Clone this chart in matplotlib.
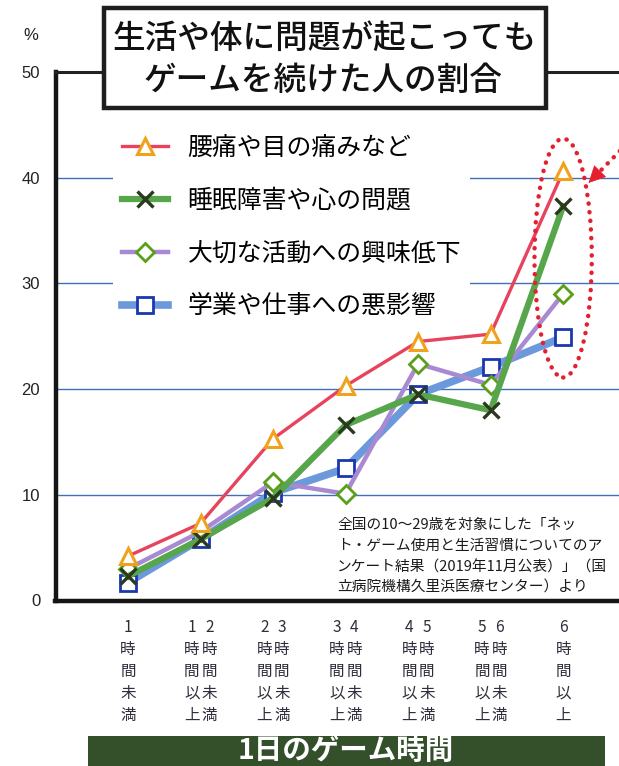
import matplotlib
matplotlib.use("Agg")
import matplotlib.pyplot as plt
from matplotlib.patches import Rectangle, Ellipse
from matplotlib.transforms import blended_transform_factory
import numpy as np

plt.rcParams['font.family'] = ['Noto Sans CJK JP', 'DejaVu Sans']

# ---------------- data ----------------
categories = ['1時間未満', '1-2時間', '2-3時間', '3-4時間', '4-5時間', '5-6時間', '6時間以上']
tick_columns = [
    ['1時間未満'],
    ['1時間以上', '2時間未満'],
    ['2時間以上', '3時間未満'],
    ['3時間以上', '4時間未満'],
    ['4時間以上', '5時間未満'],
    ['5時間以上', '6時間未満'],
    ['6時間以上'],
]
series_names = ['腰痛や目の痛みなど', '睡眠障害や心の問題', '大切な活動への興味低下', '学業や仕事への悪影響']
back_eye = [4.2, 7.3, 15.3, 20.3, 24.5, 25.2, 40.6]
sleep_mind = [2.3, 5.8, 9.7, 16.6, 19.5, 18.0, 37.3]
interest = [3.0, 6.5, 11.2, 10.1, 22.4, 20.4, 29.0]
work_study = [1.7, 5.8, 10.2, 12.5, 19.5, 22.1, 24.9]
y_ticks = [0, 10, 20, 30, 40, 50]

title_lines = ['生活や体に問題が起こっても', 'ゲームを続けた人の割合']
x_title = '1日のゲーム時間'
source_lines = ['全国の10～29歳を対象にした「ネッ',
                'ト・ゲーム使用と生活習慣についてのア',
                'ンケート結果（2019年11月公表）」（国',
                '立病院機構久里浜医療センター）より']

# ---------------- figure ----------------
W, H = 619, 766
fig = plt.figure(figsize=(W / 100, H / 100), dpi=100)
fig.patch.set_facecolor('white')

def fx(px):
    return px / W

def fy(py):
    return 1 - py / H

ax_left, ax_right, ax_top, ax_bot = 55.5, 640, 72, 600.5
ax = fig.add_axes([fx(ax_left), fy(ax_bot), fx(ax_right - ax_left), (ax_bot - ax_top) / H])
x = np.arange(len(categories))
ax.set_xlim(-1.0, 7.06)
ax.set_ylim(0, 50)

ax.set_yticks(y_ticks)
ax.set_yticklabels([str(v) for v in y_ticks], fontsize=12, color='#222222',
                   family=['Liberation Sans'])
ax.tick_params(axis='y', length=0, pad=11)
ax.set_xticks([])
ax.yaxis.grid(True, color='#3f70b8', lw=1.0)
ax.set_axisbelow(True)
for gl, v in zip(ax.yaxis.get_gridlines(), y_ticks):
    if v in (0, 50):
        gl.set_visible(False)

for s in ['left', 'bottom']:
    ax.spines[s].set_linewidth(3.2)
    ax.spines[s].set_color('#151515')
ax.spines['top'].set_linewidth(2.2)
ax.spines['top'].set_color('#222222')
ax.spines['right'].set_visible(False)

# series
l_work, = ax.plot(x, work_study, color='#6c98dc', lw=5.5, marker='s', ms=11,
                  mfc='white', mec='#1a37b0', mew=2.0, zorder=3, label=series_names[3])
l_int, = ax.plot(x, interest, color='#a98ad2', lw=3.2, marker='D', ms=9,
                 mfc='white', mec='#5a9e1a', mew=2.0, zorder=4, label=series_names[2])
l_sleep, = ax.plot(x, sleep_mind, color='#58a64c', lw=4.5, marker='x', ms=11,
                   mec='#2b3a1f', mew=2.4, zorder=5, label=series_names[1])
l_back, = ax.plot(x, back_eye, color='#e8435c', lw=2.4, marker='^', ms=12,
                  mfc='white', mec='#f0a21c', mew=2.2, zorder=6, label=series_names[0])

leg = ax.legend(handles=[l_back, l_sleep, l_int, l_work], loc='upper left',
                bbox_to_anchor=(fx(113), fy(126)), bbox_transform=fig.transFigure,
                fontsize=17.9, handlelength=1.85, handletextpad=0.8, labelspacing=1.08,
                borderpad=0.35, borderaxespad=0, numpoints=1, frameon=True,
                fancybox=False, framealpha=1)
leg.get_frame().set_facecolor('white')
leg.get_frame().set_edgecolor('none')
leg.set_zorder(10)

# highlight ellipse + arrow
red = '#e4202f'
ell = Ellipse((6.0, 32.4), width=0.79, height=22.6, fill=False, edgecolor=red,
              lw=3.2, linestyle=(0, (0.05, 1.9)), zorder=7, clip_on=False)
ell.set_capstyle('round')
ax.add_patch(ell)
ax.annotate('', xy=(6.35, 39.5), xytext=(6.95, 43.7),
            arrowprops=dict(arrowstyle='-', color=red, lw=3.2, linestyle=(0, (0.05, 1.9)),
                            capstyle='round', shrinkA=0, shrinkB=8),
            annotation_clip=False, zorder=7)
ax.annotate('', xy=(6.35, 39.5), xytext=(6.55, 40.9),
            arrowprops=dict(arrowstyle='-|>', color=red, lw=0.5, mutation_scale=28,
                            shrinkA=0, shrinkB=0),
            annotation_clip=False, zorder=7)

# x tick labels (vertical columns)
trans = blended_transform_factory(ax.transData, fig.transFigure)
col_off = 0.12
for xi, cols in zip(x, tick_columns):
    if len(cols) == 1:
        offs = [0]
    else:
        offs = [-col_off, col_off]
    for o, col in zip(offs, cols):
        ax.text(xi + o, fy(619), '\n'.join(list(col)), transform=trans, ha='center',
                va='top', multialignment='center', fontsize=11.2, color='#2e2e3c',
                linespacing=1.38, clip_on=False)

# y unit
fig.text(fx(31), fy(35), '%', fontsize=12, ha='center', va='center', color='#222222',
         family=['Liberation Sans'])

# title box
fig.add_artist(Rectangle((fx(104), fy(108)), fx(546 - 104), (108 - 8) / H,
                         transform=fig.transFigure, facecolor='white',
                         edgecolor='#1e1e1e', lw=3.2, zorder=20))
fig.text(fx(325), fy(38), title_lines[0], fontsize=23.5, ha='center', va='center',
         color='#111111', weight='medium', zorder=21)
fig.text(fx(323), fy(80), title_lines[1], fontsize=23.5, ha='center', va='center',
         color='#111111', weight='medium', zorder=21)

# source note
for i, line in enumerate(source_lines):
    fig.text(fx(337), fy(525 + 21 * i), line, fontsize=10.6, ha='left', va='center',
             color='#1a1a1a', zorder=21)

# bottom bar
fig.add_artist(Rectangle((fx(88), 0), fx(605 - 88), (766 - 736) / H,
                         transform=fig.transFigure, facecolor='#33502a',
                         edgecolor='none', zorder=20))
fig.text(fx(346), fy(751), x_title, fontsize=20.5, ha='center', va='center',
         color='white', weight='bold', zorder=21)

fig.savefig('out.png', dpi=100)
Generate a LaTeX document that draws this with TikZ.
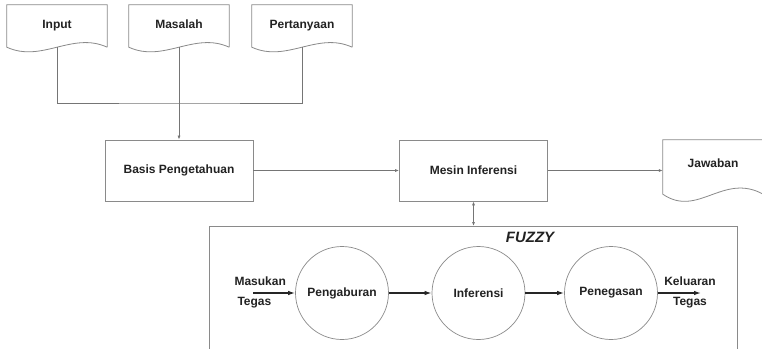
#####
Problem requirements: From the listing, copy every line where the string "matplotlib" appears.

Finished task:
Clone this chart in matplotlib.
import matplotlib
matplotlib.use("Agg")
import matplotlib.pyplot as plt
from matplotlib.patches import Rectangle, Ellipse
from matplotlib.transforms import blended_transform_factory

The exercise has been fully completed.